May 12, 1987|RONE TEMPEST | Times Staff Writer

NEW DELHI — Frustrated by escalating terrorist attacks by Sikh separatists in troubled Punjab state, the Indian government late Monday dismissed the state government and imposed direct, central government control.

A terse government statement issued Monday night blamed the extreme move on a "breakdown of law and order machinery" in the important agricultural state.

The action, which gives the government of Prime Minister Rajiv Gandhi command of police and paramilitary forces stationed in Punjab, came after several weeks of increasing violence. Already this year, more than 300 people, including 15 this week, have died.

640 Killed Last Year

Last year, 640 were killed in Punjab as a result of the conflict between the government and Sikh extremists campaigning for a separate homeland for their people, who constitute the majority in the state.

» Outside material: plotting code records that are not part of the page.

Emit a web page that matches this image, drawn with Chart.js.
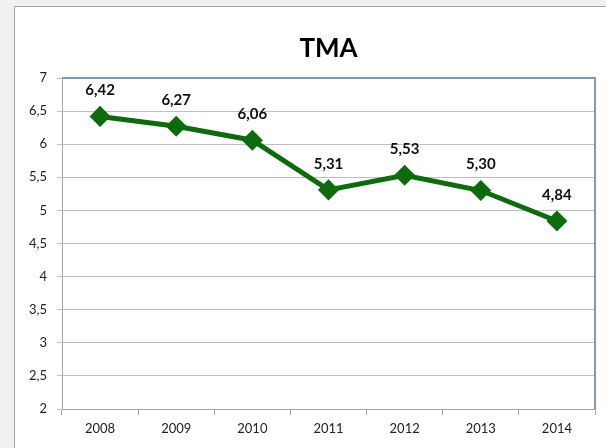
<!DOCTYPE html>
<html>
<head>
<meta charset="utf-8">
<script src="https://cdn.jsdelivr.net/npm/chart.js@4/dist/chart.umd.min.js"></script>
<style>
  html, body { margin: 0; padding: 0; background: #f1f1f1; width: 606px; height: 448px; overflow: hidden; }
  #frame { position: absolute; left: 14px; top: 6px; width: 592px; height: 442px; background: #fff;
           border-left: 1px solid #a6a6a6; border-top: 1px solid #a6a6a6; }
  #chartTMA { display: block; }
</style>
</head>
<body>
<div id="frame"><canvas id="chartTMA" width="592" height="442"></canvas></div>
<script>
const years = ['2008', '2009', '2010', '2011', '2012', '2013', '2014']
const tmaValues = [6.42, 6.27, 6.06, 5.31, 5.53, 5.30, 4.84]
const yTickLabels = ['2', '2,5', '3', '3,5', '4', '4,5', '5', '5,5', '6', '6,5', '7']
const chartTitle = 'TMA'

const fontFamily = 'Lato, "Open Sans", sans-serif'
const green = '#0d6b0d'

// title over the plot area, value labels above points, blue-grey plot border on top/right
const decorations = {
    id: 'decorations',
    beforeDatasetsDraw(chart) {
        const { ctx, chartArea } = chart
        ctx.save()
        ctx.strokeStyle = '#8497b0'
        ctx.lineWidth = 2
        ctx.beginPath()
        ctx.moveTo(chartArea.left, chartArea.top)
        ctx.lineTo(chartArea.right, chartArea.top)
        ctx.lineTo(chartArea.right, chartArea.bottom)
        ctx.stroke()

        ctx.font = 'bold 26px ' + fontFamily
        ctx.fillStyle = '#000'
        ctx.textAlign = 'center'
        ctx.textBaseline = 'middle'
        ctx.fillText(chartTitle, (chartArea.left + chartArea.right) / 2, 42)
        ctx.restore()
    },
    afterDatasetsDraw(chart) {
        const ctx = chart.ctx
        const meta = chart.getDatasetMeta(0)
        ctx.save()
        ctx.font = 'bold 15px ' + fontFamily
        ctx.fillStyle = '#111'
        ctx.textAlign = 'center'
        ctx.textBaseline = 'middle'
        meta.data.forEach((pt, i) => {
            ctx.fillText(tmaValues[i].toFixed(2).replace('.', ','), pt.x, pt.y - 26)
        })
        ctx.restore()
    },
}

const config = {
    type: 'line',
    data: {
        labels: years,
        datasets: [{
            label: chartTitle,
            data: tmaValues,
            borderColor: green,
            backgroundColor: green,
            borderWidth: 5,
            pointStyle: 'rectRot',
            pointRadius: 7,
            pointHoverRadius: 7,
            tension: 0,
        }],
    },
    options: {
        responsive: false,
        animation: false,
        layout: { padding: { left: 0, right: 8, top: 71, bottom: 0 } },
        plugins: {
            legend: { display: false },
            tooltip: { enabled: false },
            title: { display: false },
        },
        scales: {
            x: {
                offset: true,
                grid: { offset: true, drawOnChartArea: false, drawTicks: true, tickLength: 6, color: '#a6a6a6' },
                border: { color: '#a6a6a6', width: 1 },
                ticks: { color: '#222', font: { family: fontFamily, size: 13 }, padding: 6 },
                afterFit(axis) { axis.height = 40 },
            },
            y: {
                min: 2,
                max: 7,
                grid: { color: '#bfbfbf', lineWidth: 1, tickLength: 5 },
                border: { color: '#a6a6a6', width: 1 },
                ticks: {
                    stepSize: 0.5,
                    color: '#222',
                    font: { family: fontFamily, size: 13 },
                    padding: 10,
                    callback: (v, i) => yTickLabels[i],
                },
                afterFit(axis) { axis.width = 47 },
            },
        },
    },
    plugins: [decorations],
}

new Chart(document.getElementById('chartTMA'), config)
</script>
</body>
</html>
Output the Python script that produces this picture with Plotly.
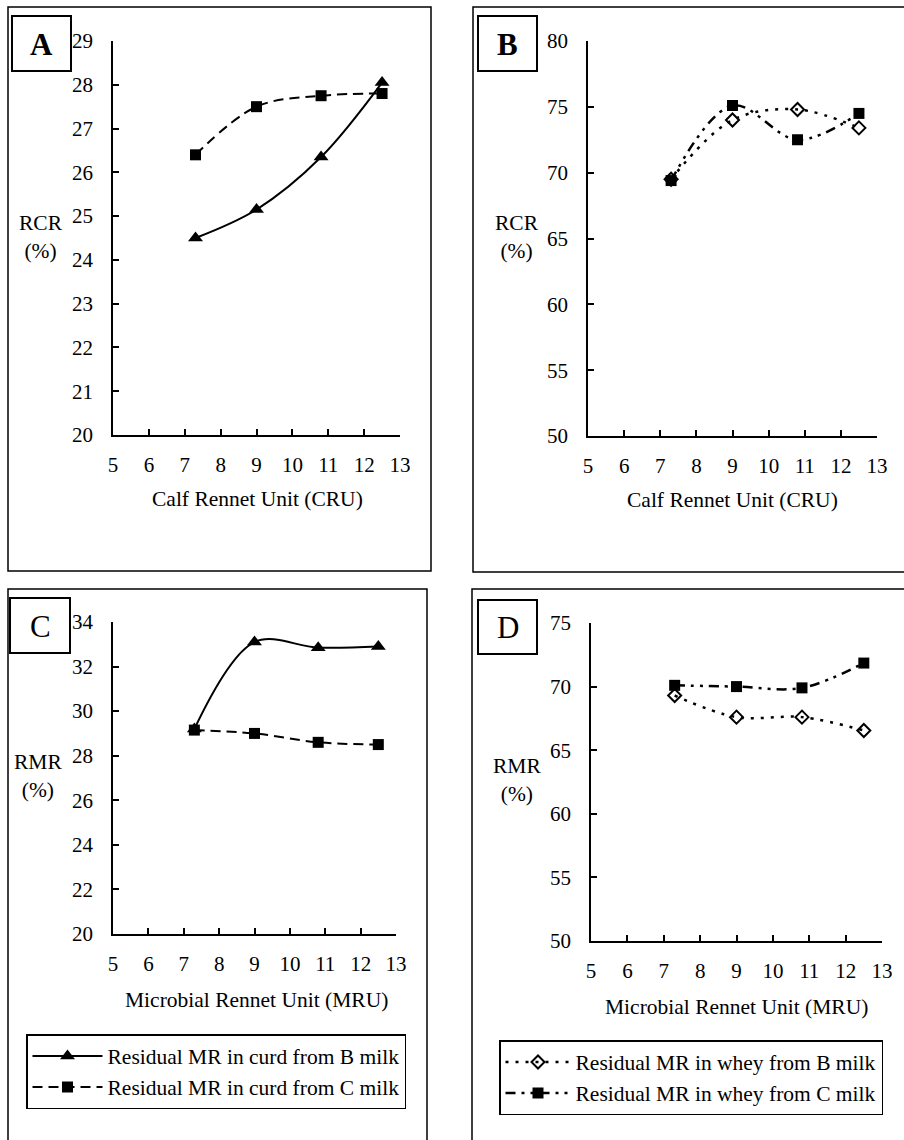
import plotly.graph_objects as go

W, H = 904, 1140

# ---- data ----
rennet_units = [7.3, 9.0, 10.8, 12.5]
rcr_curd_B = [24.5, 25.15, 26.35, 28.05]
rcr_curd_C = [26.4, 27.5, 27.75, 27.8]
rcr_whey_B = [69.5, 74.0, 74.8, 73.4]
rcr_whey_C = [69.4, 75.1, 72.5, 74.5]
rmr_curd_B = [29.2, 33.1, 32.85, 32.9]
rmr_curd_C = [29.15, 29.0, 28.6, 28.5]
rmr_whey_B = [69.3, 67.6, 67.6, 66.55]
rmr_whey_C = [70.1, 70.0, 69.9, 71.85]
x_ticks = [5, 6, 7, 8, 9, 10, 11, 12, 13]

name_curd_B = "Residual MR in curd from B milk"
name_curd_C = "Residual MR in curd from C milk"
name_whey_B = "Residual MR in whey from B milk"
name_whey_C = "Residual MR in whey from C milk"

FONT = "Liberation Serif, Times New Roman, serif"
FS = 21.5
TFS = 21

def px(x):
    return x / W

def py(y):
    return 1 - y / H

fig = go.Figure()

solid = dict(color="black", width=2, shape="spline", smoothing=1.0)
dashed = dict(color="black", width=2, shape="spline", smoothing=1.0, dash="10px,6px")
dotted = dict(color="black", width=2.5, shape="spline", smoothing=1.0, dash="3px,7px")
dashdot = dict(color="black", width=2.5, shape="spline", smoothing=1.0, dash="10px,6px,3px,6px,3px,6px")

tri = dict(symbol="triangle-up", size=13, color="black")
sq = dict(symbol="square", size=11, color="black")
dia = dict(symbol="diamond-open", size=10, color="black", line=dict(width=2, color="black"))

# Panel A
fig.add_trace(go.Scatter(x=rennet_units, y=rcr_curd_B, mode="lines+markers", line=solid, marker=tri,
                         xaxis="x", yaxis="y", showlegend=False, name=name_curd_B))
fig.add_trace(go.Scatter(x=rennet_units, y=rcr_curd_C, mode="lines+markers", line=dashed, marker=sq,
                         xaxis="x", yaxis="y", showlegend=False, name=name_curd_C))
# Panel B
fig.add_trace(go.Scatter(x=rennet_units, y=rcr_whey_B, mode="lines+markers", line=dotted, marker=dia,
                         xaxis="x2", yaxis="y2", showlegend=False, name=name_whey_B))
fig.add_trace(go.Scatter(x=rennet_units, y=rcr_whey_C, mode="lines+markers", line=dashdot, marker=sq,
                         xaxis="x2", yaxis="y2", showlegend=False, name=name_whey_C))
# Panel C
fig.add_trace(go.Scatter(x=rennet_units, y=rmr_curd_B, mode="lines+markers", line=solid, marker=tri,
                         xaxis="x3", yaxis="y3", legend="legend", name=name_curd_B))
fig.add_trace(go.Scatter(x=rennet_units, y=rmr_curd_C, mode="lines+markers", line=dashed, marker=sq,
                         xaxis="x3", yaxis="y3", legend="legend", name=name_curd_C))
# Panel D
fig.add_trace(go.Scatter(x=rennet_units, y=rmr_whey_B, mode="lines+markers", line=dotted, marker=dia,
                         xaxis="x4", yaxis="y4", legend="legend2", name=name_whey_B))
fig.add_trace(go.Scatter(x=rennet_units, y=rmr_whey_C, mode="lines+markers", line=dashdot, marker=sq,
                         xaxis="x4", yaxis="y4", legend="legend2", name=name_whey_C))

def xaxis_cfg(x0, x1, anchor):
    return dict(domain=[px(x0), px(x1)], range=[5, 13], tickvals=x_ticks, ticks="inside", ticklen=6,
                tickwidth=1.5, tickcolor="black", showline=True, linecolor="black", linewidth=1.5,
                showgrid=False, zeroline=False, anchor=anchor, ticklabelstandoff=10,
                tickfont=dict(family=FONT, size=TFS, color="black"), fixedrange=True)

def yaxis_cfg(y_top, y_bot, rng, dtick, anchor):
    return dict(domain=[py(y_bot), py(y_top)], range=rng, dtick=dtick, ticks="inside", ticklen=6,
                tickwidth=1.5, tickcolor="black", showline=True, linecolor="black", linewidth=1.5,
                showgrid=False, zeroline=False, anchor=anchor, ticklabelstandoff=14,
                tickfont=dict(family=FONT, size=TFS, color="black"), fixedrange=True)

legend_common = dict(font=dict(family=FONT, size=FS, color="black"), bgcolor="white",
                     bordercolor="black", borderwidth=1.5, xanchor="left", yanchor="top",
                     tracegroupgap=0, itemclick=False, itemdoubleclick=False)

fig.update_layout(
    width=W, height=H, margin=dict(l=0, r=0, t=0, b=0, pad=0, autoexpand=False),
    paper_bgcolor="white", plot_bgcolor="white",
    font=dict(family=FONT, size=FS, color="black"),
    xaxis=xaxis_cfg(113, 400, "y"),
    yaxis=yaxis_cfg(41, 435, [20, 29], 1, "x"),
    xaxis2=xaxis_cfg(588, 877, "y2"),
    yaxis2=yaxis_cfg(41, 436, [50, 80], 5, "x2"),
    xaxis3=xaxis_cfg(113, 396, "y3"),
    yaxis3=yaxis_cfg(622, 934, [20, 34], 2, "x3"),
    xaxis4=xaxis_cfg(591, 882, "y4"),
    yaxis4=yaxis_cfg(623, 941, [50, 75], 5, "x4"),
    legend=dict(x=px(26), y=py(1034), itemwidth=70, **legend_common),
    legend2=dict(x=px(499), y=py(1040), itemwidth=65, **legend_common),
    showlegend=True,
    hovermode=False,
)

shapes = []
# panel frames
for (x0, y0, x1, y1) in [(8, 7, 431, 571), (473, 7, 910, 572), (8, 589, 427, 1150), (472, 589, 910, 1150)]:
    shapes.append(dict(type="rect", xref="paper", yref="paper", x0=px(x0), x1=px(x1), y0=py(y0), y1=py(y1),
                       line=dict(color="black", width=1.5), layer="below"))
# letter boxes
boxes = [(12, 16, 71, 71), (478, 16, 537, 71), (10, 598, 70, 653), (478, 600, 537, 654)]
for (x0, y0, x1, y1) in boxes:
    shapes.append(dict(type="rect", xref="paper", yref="paper", x0=px(x0), x1=px(x1), y0=py(y0), y1=py(y1),
                       line=dict(color="black", width=2)))
fig.update_layout(shapes=shapes)

ann = []
letters = [("<b>A</b>", 41.5, 44), ("<b>B</b>", 507.5, 44), ("C", 40, 626), ("D", 507.5, 627)]
for t, x, y in letters:
    ann.append(dict(text=t, x=px(x), y=py(y), xref="paper", yref="paper", showarrow=False,
                    font=dict(family=FONT, size=31, color="black"), xanchor="center", yanchor="middle"))
ytitles = [("RCR<br>(%)", 41, 237), ("RCR<br>(%)", 517, 237), ("RMR<br>(%)", 38, 776), ("RMR<br>(%)", 517, 780)]
for t, x, y in ytitles:
    ann.append(dict(text=t, x=px(x), y=py(y), xref="paper", yref="paper", showarrow=False,
                    font=dict(family=FONT, size=FS, color="black"), xanchor="center", yanchor="middle"))
xtitles = [("Calf Rennet Unit (CRU)", 257, 499), ("Calf Rennet Unit (CRU)", 732, 500),
           ("Microbial Rennet Unit (MRU)", 256, 1000), ("Microbial Rennet Unit (MRU)", 736, 1007)]
for t, x, y in xtitles:
    ann.append(dict(text=t, x=px(x), y=py(y), xref="paper", yref="paper", showarrow=False,
                    font=dict(family=FONT, size=FS, color="black"), xanchor="center", yanchor="middle"))
fig.update_layout(annotations=ann)

fig.write_html("out.html", config={"displayModeBar": False},
               post_script="document.documentElement.style.margin='0';document.documentElement.style.overflow='hidden';"
                           "document.body.style.margin='0';document.body.style.overflow='hidden';")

Under the order, the governor of the state, Sidhartha Shankar Ray, assumes direct control over state operations, including police.

The imposition of direct central government rule--or "president's rule" as it is termed in India's parliamentary democracy--also has a political dimension for the Gandhi government. Although his Congress-I Party commands an overwhelming majority in the Indian Parliament, it has suffered a series of recent defeats in state elections.

A key test of the Gandhi party is set for June 17 in Haryana state. Haryana, a majority Hindu state, borders Punjab, and terrorism has already emerged as the major issue of the election.

For months, Gandhi has been under increasing pressure from Hindu constituencies to dismiss the moderate Sikh state government in Punjab that has been unable to curb the mounting violence. More than 600 million Hindus live in India compared to only 16 million Sikhs, members of a faith that combines elements of Hinduism and Islamic Sufism but which also has martial traditions.

Historically, Sikhs and Hindus have coexisted peacefully. However, a series of minor misunderstandings escalated into a serious confrontation in June, 1984, after former Indian Prime Minister Indira Gandhi ordered the Indian army to storm the Sikhs' sacred Golden Temple in Amritsar.

In October of the same year, Indira Gandhi, mother of the current Indian prime minister, was assassinated by two Sikh members of her household security staff. In Hindu riots after the assassination several thousand Sikhs were killed, including more than 2,000 in New Delhi, the Indian capital.

The institution of president's rule in Punjab marks a low point in Rajiv Gandhi's attempts to bring peace to the troubled state.

After signing a peace agreement in 1985 with moderate Sikh leader Harchand Singh Longowal, who was later assassinated by Sikh extremists, Gandhi quickly moved to call state elections. The moderate Sikh government of Surjit Singh Barnala was elected.

The dismissal of Barnala, a moderate, has been a goal of Sikh extremists as the Sikh political leader blocked their ambitions for a separate homeland they call Khalistan, or "Land of the Pure." However, Barnala had been ineffective in dealing with mounting violence and had suffered several defections from his ruling Akali Dal Party.

Even before the Sikh separatist movement emerged, Punjab has had a history of political instability. President's rule has been imposed in the state nine times since 1953 and seven state governments have been dismissed.

Earlier Monday, the Sikh extremist said to have planned the killing of Punjab leader Longowal two years ago was shot to death by police, the Press Trust of India news agency reported. Jarnail Singh Halwara and an accomplice were killed in a shoot-out with police near Sangrur in southern Punjab, the agency said.